To date, at least 615,000 Rohingya Muslims have fled across the north-western border from Myanmar into Bangladesh. Their stories of violence, rape and the destruction of villages by soldiers from the Myanmar Army have filled the world’s headlines but are being called out by Burmese authorities as ‘exaggerations’ and ‘false reporting’ following their internal review.
In the report released yesterday, Myanmar’s military lays the blame for the violence on members of the Arakan Rohingya Salvation Army, a Rohingya militant group, which it says in the report attacked 30 police and an army battalion headquarters post on August 25. According to the report, the actions of soldiers from the Myanmar Army were in ‘self defence’.

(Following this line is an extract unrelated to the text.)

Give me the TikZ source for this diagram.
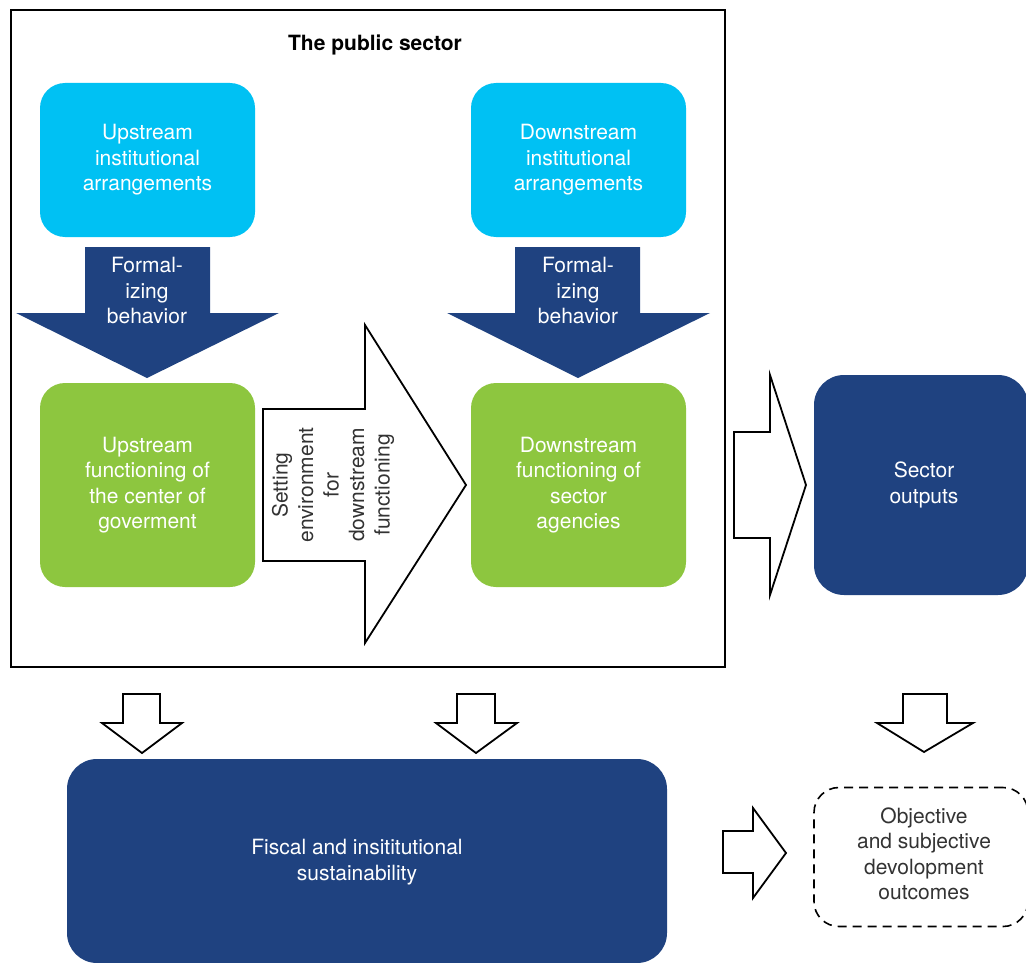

According to a story on CNN, the report states, ”Security forces did not commit shooting at innocent villagers and sexual violence and rape cases against women. They did not arrest, beat and kill the villagers.” The report also clears security forces of robbing Rohingya as well as burning their mosques, villages and homes.
Back at APEC 2017, a meeting of the Asia Pacific leaders, Indonesian President Joko Widodo says he is “very concerned” about the humanitarian crisis in Rhakine State. As leader of the world’s largest Muslim country, his support for the Muslim Rohingya is expected, whilst restraining his stronger condemnation of the Myanmar Government and their tacit support for soldiers in their army. Malaysia’s delegation has also strongly condemned the Myanmar Army’s action in Rhakine State in discussions with reporters but not in official APEC missives.
Jakarta is expecting urgent talks between Bangladesh and Myanmar to progress repatriation of the refugees, hoping to have concrete actions implemented soon. AFP are reporting that US Secretary of State Rex Tillerson is poised to visit Myanmar to discuss the matter in coming days.
Prior to APEC, and in media briefings away from the main stage of the APEC meeting in The Philippines, leaders continue to share their harsh criticism against Myanmar’s de facto civilian leader Suu Kyi and her handling of the Rohingya situation. The Thai Prime Minister General Prayut Chan-o-cha is reported to have had a 10-minute corridor meeting with Aung San Suu Kyi, but the details of their conversation have not been made public. In the past Thailand has sided with Myanmar, referring to the Rohingya as ‘Bengalis’, making plain their agreement with successive Burmese governments that the minority are not indigenous to Myanmar. (Thailand’s military governments have usually been in support of the neighbouring Myanmar military-led governments in the past).
Aung San Suu Kyi will walk away from this year’s APEC battered but not bruised over her handling of the Rohingya crisis. Meanwhile efforts from refugee and aid groups continue in full swing to assist the 600,000+ refugees as they languish in hastily constructed camps on the border of Myanmar and Bangladesh. ASEAN, officially, continues to turn a blind eye and struggles to maintain local political composure over the issue.